Precocious. Little. Clover. Devil

Saturday, August 13, 2005
Study Overseas


Lately, I've been having thoughts of leaving this small island, I'm thinking of going overseas to study. To the UK, France, Canada, or maybe the US?

I really don't know if me entering the engineering faculty of NTU will be an eventuality. This small country is just starting to choke the breath out of me.

People often make it out to seem like such an incomprehensible sin to entertain thoughts of leaving Singapore. There's is this unspoken stigma about the mere mention of such an inkling, that only the most ungrateful of ingrates who hate the country so would atempt such a feat.

A whole load of bullshit.

If you know what is good for the country, then alll the more one should be encourage to spend a few years abroad. The problem is that the government tries to hard to prevent people from not ever returning to Singapore is what works against the eventual reliefed return to the homeland. People stay away because this places just drains the life out of you.

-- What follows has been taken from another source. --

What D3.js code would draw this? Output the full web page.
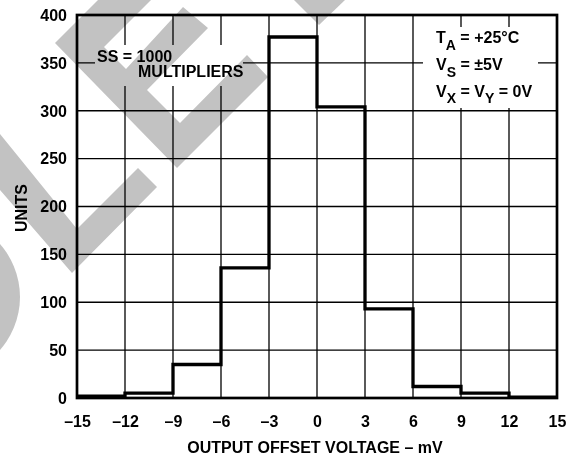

I'm beginning to feel like I don't a single thing, and my horizons are so narrow that the world escapes me. So often, I get the feeling that I am moving around in great giant cirlces, and in the end, I end up where I started. I don't fit in.So often, I feel that I just stick out like a sore-thumb, and in a society where the citizens seldom appreciate differences, it is a stiffling pressure that haunts me.

Maybe a few years somewhere else would be good. Maybe it will open my mind, or at the worse, it will teach me that there's no place like Singapore. It's too early to say, one thing is for sure. I will never reach my full potential by restricting myself to this small tiny island. Would I be content with competing with 2 million other Singaporeans or 4 billion people in the world?

Definitely 4 billion.

So know, I need to start reaseaching into the various Universities and Colleges out there. Then some research on scholarships need to be done. Anyone to offer some help?